What it does not protect:
- API server access. A mounted
ServiceAccounttoken is still a mountedServiceAccounttoken. If your pod has a token withcluster-adminor broad RBAC grants, an attacker inside the container can still curl the API server and own the cluster. User Namespaces does nothing here that's network and RBAC policy territory. - Lateral network movement. The pod still has a network interface, still has DNS, still can reach other services in the cluster. Compromising the container and pivoting to other pods is still possible. NetworkPolicies are your control here.
- Secrets mounted as files. Env vars and volume-mounted secrets are still readable by the container process. User Namespaces doesn't encrypt or restrict access to secrets the pod is already authorized for.

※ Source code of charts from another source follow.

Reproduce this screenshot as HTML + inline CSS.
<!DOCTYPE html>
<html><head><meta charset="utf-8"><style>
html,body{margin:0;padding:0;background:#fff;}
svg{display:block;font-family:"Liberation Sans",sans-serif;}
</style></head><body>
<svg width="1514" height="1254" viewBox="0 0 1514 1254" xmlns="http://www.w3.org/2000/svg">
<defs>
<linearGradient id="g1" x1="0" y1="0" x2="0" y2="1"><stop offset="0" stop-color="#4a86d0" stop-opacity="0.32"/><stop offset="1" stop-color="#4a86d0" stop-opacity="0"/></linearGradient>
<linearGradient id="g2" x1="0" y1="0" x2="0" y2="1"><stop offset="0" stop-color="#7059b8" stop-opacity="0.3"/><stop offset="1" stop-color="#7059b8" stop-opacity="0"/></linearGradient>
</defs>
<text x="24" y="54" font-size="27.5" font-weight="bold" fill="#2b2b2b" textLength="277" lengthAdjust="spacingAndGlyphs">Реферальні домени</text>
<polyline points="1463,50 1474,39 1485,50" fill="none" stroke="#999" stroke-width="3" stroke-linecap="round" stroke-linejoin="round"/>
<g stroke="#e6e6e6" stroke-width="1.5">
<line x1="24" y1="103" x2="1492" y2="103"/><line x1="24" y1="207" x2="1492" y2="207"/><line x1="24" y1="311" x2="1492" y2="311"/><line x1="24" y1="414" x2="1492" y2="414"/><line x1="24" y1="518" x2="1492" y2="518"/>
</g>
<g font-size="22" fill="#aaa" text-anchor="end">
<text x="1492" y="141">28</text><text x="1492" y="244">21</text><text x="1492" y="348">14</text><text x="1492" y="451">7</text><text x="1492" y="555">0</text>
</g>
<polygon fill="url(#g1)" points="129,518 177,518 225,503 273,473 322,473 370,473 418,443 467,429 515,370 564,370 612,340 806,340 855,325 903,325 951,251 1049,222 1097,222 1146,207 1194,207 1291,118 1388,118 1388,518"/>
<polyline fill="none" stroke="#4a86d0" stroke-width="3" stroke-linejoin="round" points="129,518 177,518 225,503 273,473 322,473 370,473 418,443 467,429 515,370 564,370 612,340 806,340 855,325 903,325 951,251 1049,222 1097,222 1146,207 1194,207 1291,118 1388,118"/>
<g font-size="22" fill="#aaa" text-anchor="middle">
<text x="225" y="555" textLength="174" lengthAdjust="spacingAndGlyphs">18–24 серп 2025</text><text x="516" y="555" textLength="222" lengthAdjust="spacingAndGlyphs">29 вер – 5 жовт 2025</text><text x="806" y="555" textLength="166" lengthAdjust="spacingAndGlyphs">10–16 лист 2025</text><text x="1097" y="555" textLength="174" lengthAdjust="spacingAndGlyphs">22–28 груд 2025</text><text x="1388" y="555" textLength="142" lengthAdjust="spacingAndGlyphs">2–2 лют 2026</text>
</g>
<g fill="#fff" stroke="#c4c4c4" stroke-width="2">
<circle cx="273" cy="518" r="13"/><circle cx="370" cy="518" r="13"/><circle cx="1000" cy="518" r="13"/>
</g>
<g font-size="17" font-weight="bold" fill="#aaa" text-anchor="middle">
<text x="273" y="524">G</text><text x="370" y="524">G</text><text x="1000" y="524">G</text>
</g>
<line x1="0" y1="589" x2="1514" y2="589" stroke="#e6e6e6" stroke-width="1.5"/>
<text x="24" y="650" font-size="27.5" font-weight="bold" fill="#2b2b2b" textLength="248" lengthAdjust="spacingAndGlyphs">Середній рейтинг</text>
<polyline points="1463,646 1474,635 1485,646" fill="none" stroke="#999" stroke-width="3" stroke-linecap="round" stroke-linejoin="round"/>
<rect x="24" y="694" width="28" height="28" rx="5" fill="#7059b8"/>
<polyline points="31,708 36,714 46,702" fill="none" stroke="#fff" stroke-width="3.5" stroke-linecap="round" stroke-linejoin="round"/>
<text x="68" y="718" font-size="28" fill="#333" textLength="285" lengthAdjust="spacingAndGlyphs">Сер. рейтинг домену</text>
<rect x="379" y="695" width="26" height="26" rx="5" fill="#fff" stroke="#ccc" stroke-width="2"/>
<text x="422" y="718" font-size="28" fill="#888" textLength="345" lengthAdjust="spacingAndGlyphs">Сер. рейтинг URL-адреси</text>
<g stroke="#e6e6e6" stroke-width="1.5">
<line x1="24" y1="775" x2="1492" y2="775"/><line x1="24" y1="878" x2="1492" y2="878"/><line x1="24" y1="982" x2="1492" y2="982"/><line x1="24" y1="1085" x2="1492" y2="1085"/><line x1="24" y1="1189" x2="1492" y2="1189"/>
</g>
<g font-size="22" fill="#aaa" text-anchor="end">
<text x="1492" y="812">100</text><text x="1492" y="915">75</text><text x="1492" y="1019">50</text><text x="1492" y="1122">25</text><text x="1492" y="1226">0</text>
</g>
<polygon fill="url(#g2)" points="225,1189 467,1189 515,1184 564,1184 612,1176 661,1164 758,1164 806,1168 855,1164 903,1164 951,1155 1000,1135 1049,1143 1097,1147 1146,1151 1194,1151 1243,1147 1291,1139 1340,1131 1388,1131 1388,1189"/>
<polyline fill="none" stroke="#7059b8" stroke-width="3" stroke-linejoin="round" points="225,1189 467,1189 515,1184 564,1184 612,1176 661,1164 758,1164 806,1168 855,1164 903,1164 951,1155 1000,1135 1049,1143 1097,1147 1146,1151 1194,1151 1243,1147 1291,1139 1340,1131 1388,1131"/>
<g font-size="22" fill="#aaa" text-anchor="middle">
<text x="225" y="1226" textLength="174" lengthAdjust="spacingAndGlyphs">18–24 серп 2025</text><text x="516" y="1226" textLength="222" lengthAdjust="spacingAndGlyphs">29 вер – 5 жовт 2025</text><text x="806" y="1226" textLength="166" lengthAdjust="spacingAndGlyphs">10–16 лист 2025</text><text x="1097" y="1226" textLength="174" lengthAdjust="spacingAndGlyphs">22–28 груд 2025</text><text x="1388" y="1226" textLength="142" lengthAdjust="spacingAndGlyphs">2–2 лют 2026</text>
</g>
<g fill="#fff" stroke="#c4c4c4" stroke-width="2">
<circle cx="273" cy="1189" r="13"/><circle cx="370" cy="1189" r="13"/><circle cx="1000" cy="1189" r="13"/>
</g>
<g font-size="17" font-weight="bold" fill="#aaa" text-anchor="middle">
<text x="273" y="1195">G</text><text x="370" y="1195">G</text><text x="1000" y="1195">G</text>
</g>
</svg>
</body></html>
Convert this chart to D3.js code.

Think of it precisely: User Namespaces protects the node OS from a container escape. It says nothing about the cluster once the attacker is already operating inside the container's legitimate identity.
Bonus: Pod Security Standards Get Easier
There's a platform team quality-of-life win here that often goes unmentioned.
The Restricted Pod Security Standard requires, among other things, runAsNonRoot: true and no privilege escalation. Developers push back on this constantly because many off-the-shelf images run as root internally. With hostUsers: false, those containers are running as "root" inside the namespace but as an unprivileged UID on the host which satisfies the intent of the Restricted policy even if the container process thinks it's UID 0.
This doesn't automatically make Restricted PSS pass (the admission controller checks the Pod spec fields, not the runtime behavior), but it meaningfully changes the risk conversation with your security team. You have a structural argument: "this container runs as root internally, but that root has no host privileges" which is a different conversation than "we need a root exception."
What to Watch
The rough edges are real but actively being worked on:
- CSI driver idmap support is the biggest gap right now. Track your storage vendor's changelog directly idmap support is implemented per driver, not centrally. KEP-127 is the core User Namespaces feature KEP (useful for understanding the feature's evolution and known limitations), but CSI-specific progress lives in each driver's own issue tracker.
- SELinux + idmap interaction is kernel-version-sensitive. If you're on RHEL 9 / kernel 5.14.x, you may hit issues before the backports land.
- StatefulSets with RWO volumes need careful testing fsGroup interactions with idmap mounts have edge cases that depend on your CSI driver's idmap implementation.
The feature is GA. The ecosystem is catching up. For stateless workloads, enable it today. For stateful workloads on unverified CSI drivers, test in staging with your exact storage stack before rolling to production.